Nikon's more expensive cameras (eg D80 and upwards) all have the internal focusing motors that allow you to autofocus with pretty much any nikon lens. I'd definitely get one of these cameras. The lack of the ability to autofocus with some of my lenses is the one thing that I don't like about my D40 (although I knew it going in and couldn't afford anything better).
posted by majikstreet at 11:43 AM on February 20, 2009


Unfortunately, everyone spaketh the truth here. What I'd do in your situation is try and get hold of a 40D, or a 5D if you can find one in your budget somehow, and rent a Canon 200mm f/2, or a 70-200 2.8, or maybe a 100mm f/2. Annoy the venue into giving you a proper photo pass, or at least find out in advance if one's necessary.

If you just want to take some decent quality snapshots, the 40D, Tamron 17-50 2.8 and the Canon 70-200 2.8 IS are the way to go. That setup'll last you a very long time. The 70-200 will last you forever, actually. It's expensive enough.

Pay attention to how the light's pooled in different parts of the arena, as that will affect the results a lot. A major thing to look out for is to try and take pictures as people stop moving, or at the apex of a movement, while there's less motion going on. Sounds very petty, but it's a really useful thing to keep in mind.

Also, faces. Don't shoot people's backs, get their faces.
posted by Magnakai at 12:04 PM on February 20, 2009


The Nikon D700 has astounding low light performance. It was one of the first of the newer breed of cameras that can take photos in very, very dark conditions.

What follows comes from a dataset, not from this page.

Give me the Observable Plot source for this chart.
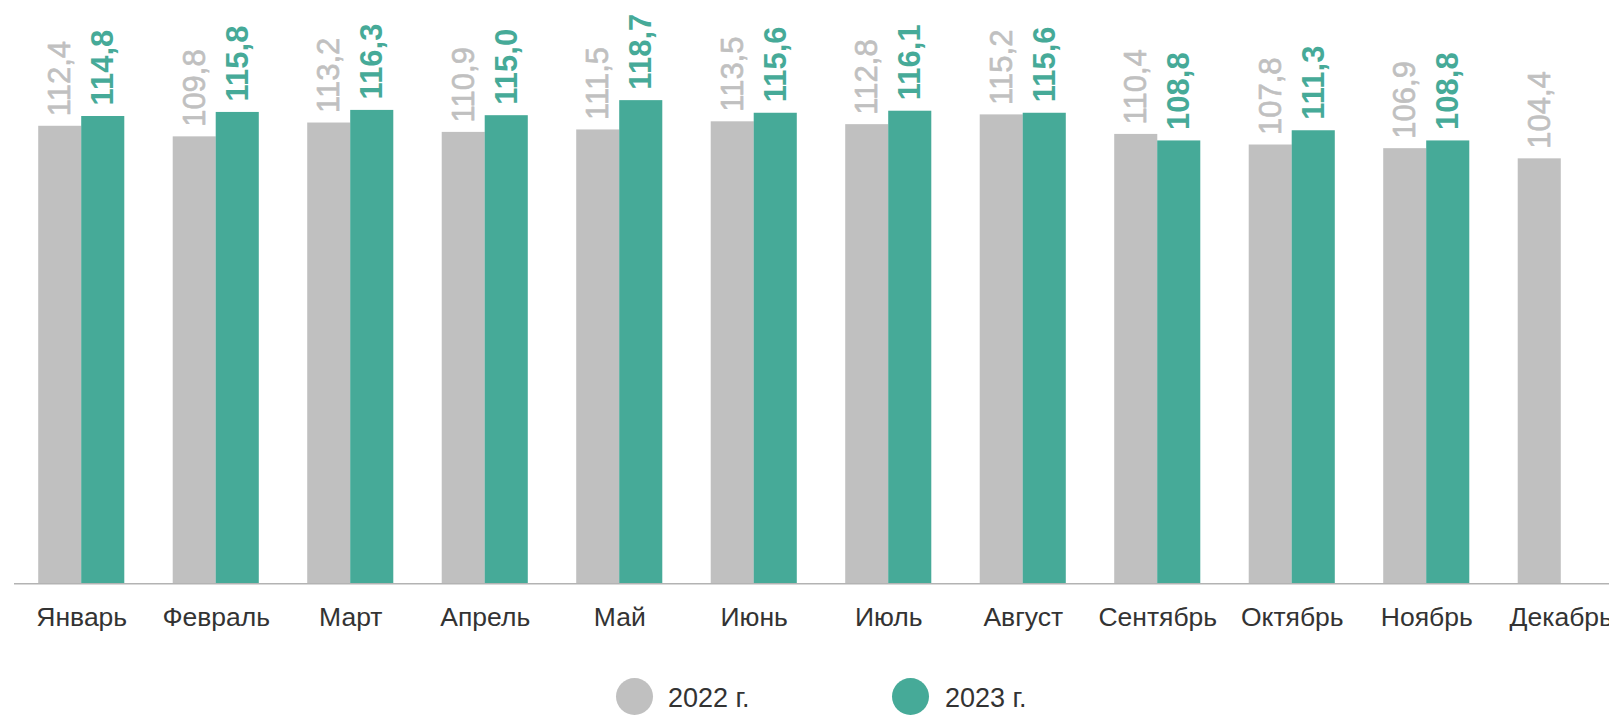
<!DOCTYPE html>
<html>
<head>
<meta charset="utf-8">
<script src="https://cdn.jsdelivr.net/npm/d3@7"></script>
<script src="https://cdn.jsdelivr.net/npm/@observablehq/plot@0.6"></script>
<style>
  html, body { margin: 0; padding: 0; background: #fff; }
  #wrap { position: relative; width: 1609px; height: 715px; overflow: hidden; font-family: "Liberation Sans", Arial, sans-serif; }
  #chart { position: absolute; left: 0; top: 0; width: 1628px; }
  #chart svg { max-width: none !important; }
  .leg-dot { position: absolute; width: 37px; height: 37px; border-radius: 50%; }
  .leg-txt { position: absolute; font-size: 27px; line-height: 23px; color: #333; white-space: nowrap; }
</style>
</head>
<body>
<div id="wrap">
  <div id="chart"></div>
  <div class="leg-dot" style="left:616px; top:678px; background:#c0c0c0"></div>
  <div class="leg-txt" style="left:668px; top:687px;">2022 г.</div>
  <div class="leg-dot" style="left:892px; top:678px; background:#46aa98"></div>
  <div class="leg-txt" style="left:945px; top:687px;">2023 г.</div>
</div>
<script>
const months = ["Январь", "Февраль", "Март", "Апрель", "Май", "Июнь", "Июль", "Август", "Сентябрь", "Октябрь", "Ноябрь", "Декабрь"];
const values2022 = [112.4, 109.8, 113.2, 110.9, 111.5, 113.5, 112.8, 115.2, 110.4, 107.8, 106.9, 104.4];
const values2023 = [114.8, 115.8, 116.3, 115.0, 118.7, 115.6, 116.1, 115.6, 108.8, 111.3, 108.8];
const seriesNames = ["2022 г.", "2023 г."];
const seriesColors = ["#c0c0c0", "#46aa98"];

const d22 = values2022.map((v, i) => ({month: months[i], value: v, series: seriesNames[0]}));
const d23 = values2023.map((v, i) => ({month: months[i], value: v, series: seriesNames[1]}));
const fmt = v => v.toFixed(1).replace(".", ",");

const W = 1628, H = 640, baseY = 583.3;
const half = 43; // half of the grouped band width

const plot = Plot.plot({
  width: W,
  height: H,
  marginLeft: 14,
  marginRight: 0,
  marginTop: 0,
  marginBottom: H - baseY,
  style: {fontFamily: "'Liberation Sans', Arial, sans-serif", background: "transparent", overflow: "visible"},
  x: {domain: months, paddingInner: 0.36, paddingOuter: 0.18, round: false, axis: null},
  y: {domain: [0, 143.3], axis: null},
  color: {domain: seriesNames, range: seriesColors},
  marks: [
    Plot.barY(d22, {x: "month", y: "value", fill: "series", insetRight: half}),
    Plot.barY(d23, {x: "month", y: "value", fill: "series", insetLeft: half}),
    Plot.ruleY([0], {stroke: "#b3b3b3", strokeWidth: 1.5}),
    Plot.text(d22, {x: "month", y: "value", text: d => fmt(d.value), rotate: -90, textAnchor: "start",
      dx: -half / 2, dy: -10, fill: seriesColors[0], fontSize: 31, stroke: seriesColors[0], strokeWidth: 0.6}),
    Plot.text(d23, {x: "month", y: "value", text: d => fmt(d.value), rotate: -90, textAnchor: "start",
      dx: half / 2, dy: -11, fill: seriesColors[1], fontSize: 31, fontWeight: "bold"}),
    Plot.text(months, {x: d => d, text: d => d, frameAnchor: "bottom", lineAnchor: "top", dy: 23,
      fill: "#333", fontSize: 26.5})
  ]
});
plot.style.maxWidth = "none";
document.getElementById("chart").appendChild(plot);
</script>
</body>
</html>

But the camera is twice your price range. I'm waiting for it to come down myself. The other options in this field seem to be the Nikon D3 and the Canon Mk5 vii (v2). Both equally, if not more expensive.

Take a look at these photos taken in very, very dark conditions.

For example this one, which was taken in very low light, but the shutter was still fast enough to stop the action.
posted by MesoFilter at 1:03 PM on February 20, 2009


Get a Nikon D90 and an 18-200. Everything said upstream is true, but the reality is you CAN get enjoyable shots with a slower lens. Use the highest light sensitivity and accept that you'll take 100 pictures and get 1 you like. That's the great thing about digital. The fact that you can use post-processing tools like noise ninja is another great thing.

Imjustsaying is right about VR as far as action goes but it'll change your life everywhere else.
posted by phearlez at 2:03 PM on February 20, 2009


Response by poster: Thank you for your answers everyone. This will be in a small-town arena that is extremely poorly lit. On the upside, I have full access to everything. It seems that doing it "the right way" is out of my budget and level of expertise. I think I'll just get a lens+body combination that has good low-light performance and go for "safe shots": players on the bench or waiting for the puck to drop, goalies, people in the crowd.

Next year I'll try to go to an outdoors game, or, if I feel confident, go crazy and rent something for an indoors game.
posted by Monday, stony Monday at 9:24 PM on February 20, 2009


seeing that you do have a budget to work with - why not hire a local sports shooter to produce the shots you want? talk to your local paper. I bet you'll be able to secure a person with the right equipment to shoot this assignment for you for less than you'd think. consider a proposition akin to "I want a few pics from this event, I have a bit of money and full access but lack the equipemt&experience, you wanna spend a few hours shooting this for me?" who knows, they might be able to use the shots on stock sites, etc. (which would require a model release, which you could help with since you know the players).